* **Task**: Retype the opening lines of the listing below, ending with the line that contains "(title) at (400,18)", and leave out any pictures.

** BEGIN Supplied data **

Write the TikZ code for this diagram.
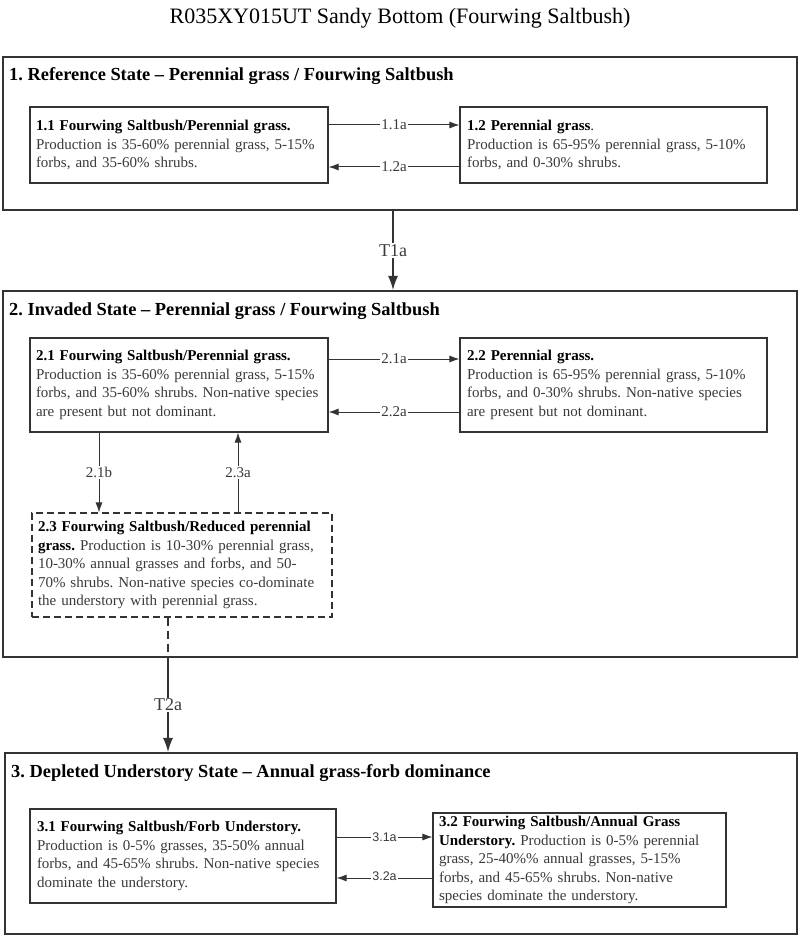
\documentclass[tikz,border=0pt]{standalone}
\usepackage{fontspec}
\setmainfont{Liberation Serif}
\newfontfamily\labsans{Liberation Sans}
\usetikzlibrary{arrows.meta}
\definecolor{bord}{HTML}{333333}
\definecolor{txt}{HTML}{3A3A3A}
\frenchspacing
\begin{document}
\begin{tikzpicture}[x=1pt,y=-1pt,
  statebox/.style={draw=bord, line width=2.2pt, minimum width=#1, inner sep=0pt},
  phase/.style={draw=bord, line width=1.1pt, fill=white, align=left, inner sep=0pt,
    font=\fontsize{15}{18.5}\selectfont, text=txt},
  statetitle/.style={anchor=base west, inner sep=0pt, font=\fontsize{18.4}{21}\selectfont\bfseries, text=black},
  arr/.style={draw=bord, line width=1pt, -{Latex[length=10pt,width=7pt]}},
  bigarr/.style={draw=bord, line width=1.2pt, -{Latex[length=14pt,width=10pt]}},
  lab/.style={fill=white, inner sep=1pt, text=txt, font=\fontsize{15}{17}\selectfont},
  sanslab/.style={fill=white, inner sep=1pt, text=txt, font=\labsans\fontsize{12.5}{14}\selectfont},
  biglab/.style={fill=white, inner sep=1pt, text=txt, font=\fontsize{18}{20}\selectfont},
  ]
\useasboundingbox (0,0) rectangle (800,936);
\fill[white] (0,0) rectangle (800,936);

\node[text=black, font=\fontsize{22}{25}\selectfont] (title) at (400,18) {R035XY015UT Sandy Bottom (Fourwing Saltbush)};

% state boxes
\node[statebox=794pt, minimum height=153pt] (s1) at (400,133.5) {};
\node[statebox=794pt, minimum height=366pt] (s2) at (400,474) {};
\node[statebox=792pt, minimum height=181pt] (s3) at (401,843.5) {};

\node[statetitle] (t1) at (9,81) {1. Reference State -- Perennial grass / Fourwing Saltbush};
\node[statetitle] (t2) at (9,315) {2. Invaded State -- Perennial grass / Fourwing Saltbush};
\node[statetitle] (t3) at (11,777) {3. Depleted Understory State -- Annual grass-forb dominance};

% phases
\node[phase, minimum width=298pt, minimum height=76pt, text width=286pt] (p11) at (179,145)
 {\textbf{\color{black}1.1 Fourwing Saltbush/Perennial grass.}\\Production is 35-60\% perennial grass, 5-15\%\\forbs, and 35-60\% shrubs.};
\node[phase, minimum width=307pt, minimum height=76pt, text width=293pt] (p12) at (613.5,145)
 {\textbf{\color{black}1.2 Perennial grass}.\\Production is 65-95\% perennial grass, 5-10\%\\forbs, and 0-30\% shrubs.};
\node[phase, minimum width=298pt, minimum height=94pt, text width=286pt] (p21) at (179,385)
 {\textbf{\color{black}2.1 Fourwing Saltbush/Perennial grass.}\\Production is 35-60\% perennial grass, 5-15\%\\forbs, and 35-60\% shrubs. Non-native species\\are present but not dominant.};
\node[phase, minimum width=307pt, minimum height=94pt, text width=293pt] (p22) at (613.5,385)
 {\textbf{\color{black}2.2 Perennial grass.}\\Production is 65-95\% perennial grass, 5-10\%\\forbs, and 0-30\% shrubs. Non-native species\\are present but not dominant.};
\node[phase, dash pattern=on 7pt off 4pt, minimum width=300pt, minimum height=104pt, text width=288pt] (p23) at (182,565)
 {\textbf{\color{black}2.3 Fourwing Saltbush/Reduced perennial}\\\textbf{\color{black}grass.} Production is 10-30\% perennial grass,\\10-30\% annual grasses and forbs, and 50-\\70\% shrubs. Non-native species co-dominate\\the understory with perennial grass.};
\node[phase, minimum width=306pt, minimum height=94pt, text width=292pt] (p31) at (183,856)
 {\textbf{\color{black}3.1 Fourwing Saltbush/Forb Understory.}\\Production is 0-5\% grasses, 35-50\% annual\\forbs, and 45-65\% shrubs. Non-native species\\dominate the understory.};
\node[phase, minimum width=293pt, minimum height=94pt, text width=281pt] (p32) at (579.5,860)
 {\textbf{\color{black}3.2 Fourwing Saltbush/Annual Grass}\\\textbf{\color{black}Understory.} Production is 0-5\% perennial\\grass, 25-40\%\% annual grasses, 5-15\%\\forbs, and 45-65\% shrubs. Non-native\\species dominate the understory.};

% state 1 connectors
\draw[arr] ([yshift=20pt]p11.east) -- node[lab] {1.1a} ([yshift=20pt]p11.east -| p12.west);
\draw[arr] ([yshift=-22pt]p12.west) -- node[lab] {1.2a} ([yshift=-22pt]p12.west -| p11.east);
% state 2 connectors
\draw[arr] ([yshift=26pt]p21.east) -- node[lab] {2.1a} ([yshift=26pt]p21.east -| p22.west);
\draw[arr] ([yshift=-27pt]p22.west) -- node[lab] {2.2a} ([yshift=-27pt]p22.west -| p21.east);
\draw[arr] ([xshift=-80pt]p21.south) -- node[lab] {2.1b} ([xshift=-80pt]p21.south |- p23.north);
\draw[arr] ([xshift=56pt]p23.north) -- node[lab] {2.3a} ([xshift=56pt]p23.north |- p21.south);
% state 3 connectors
\draw[arr] ([yshift=19pt]p31.east) -- node[sanslab] {3.1a} ([yshift=19pt]p31.east -| p32.west);
\draw[arr] ([yshift=-18pt]p32.west) -- node[sanslab, yshift=2pt] {3.2a} ([yshift=-18pt]p32.west -| p31.east);
% transitions
\draw[bigarr] ([xshift=-7pt]s1.south) -- node[biglab] {T1a} ([xshift=-7pt]s1.south |- s2.north);
\coordinate (t2start) at ([xshift=-14pt]p23.south |- s2.south);
\draw[draw=bord, line width=1.2pt, dash pattern=on 8pt off 5pt] ([xshift=-14pt]p23.south) -- (t2start);
\draw[bigarr] (t2start) -- node[biglab] {T2a} (t2start |- s3.north);
\end{tikzpicture}
\end{document}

** END Supplied data **

* **Result**:
Write the TikZ code for this diagram.
\documentclass[tikz,border=0pt]{standalone}
\usepackage{fontspec}
\setmainfont{Liberation Serif}
\newfontfamily\labsans{Liberation Sans}
\usetikzlibrary{arrows.meta}
\definecolor{bord}{HTML}{333333}
\definecolor{txt}{HTML}{3A3A3A}
\frenchspacing
\begin{document}
\begin{tikzpicture}[x=1pt,y=-1pt,
  statebox/.style={draw=bord, line width=2.2pt, minimum width=#1, inner sep=0pt},
  phase/.style={draw=bord, line width=1.1pt, fill=white, align=left, inner sep=0pt,
    font=\fontsize{15}{18.5}\selectfont, text=txt},
  statetitle/.style={anchor=base west, inner sep=0pt, font=\fontsize{18.4}{21}\selectfont\bfseries, text=black},
  arr/.style={draw=bord, line width=1pt, -{Latex[length=10pt,width=7pt]}},
  bigarr/.style={draw=bord, line width=1.2pt, -{Latex[length=14pt,width=10pt]}},
  lab/.style={fill=white, inner sep=1pt, text=txt, font=\fontsize{15}{17}\selectfont},
  sanslab/.style={fill=white, inner sep=1pt, text=txt, font=\labsans\fontsize{12.5}{14}\selectfont},
  biglab/.style={fill=white, inner sep=1pt, text=txt, font=\fontsize{18}{20}\selectfont},
  ]
\useasboundingbox (0,0) rectangle (800,936);
\fill[white] (0,0) rectangle (800,936);

\node[text=black, font=\fontsize{22}{25}\selectfont] (title) at (400,18) {R035XY015UT Sandy Bottom (Fourwing Saltbush)};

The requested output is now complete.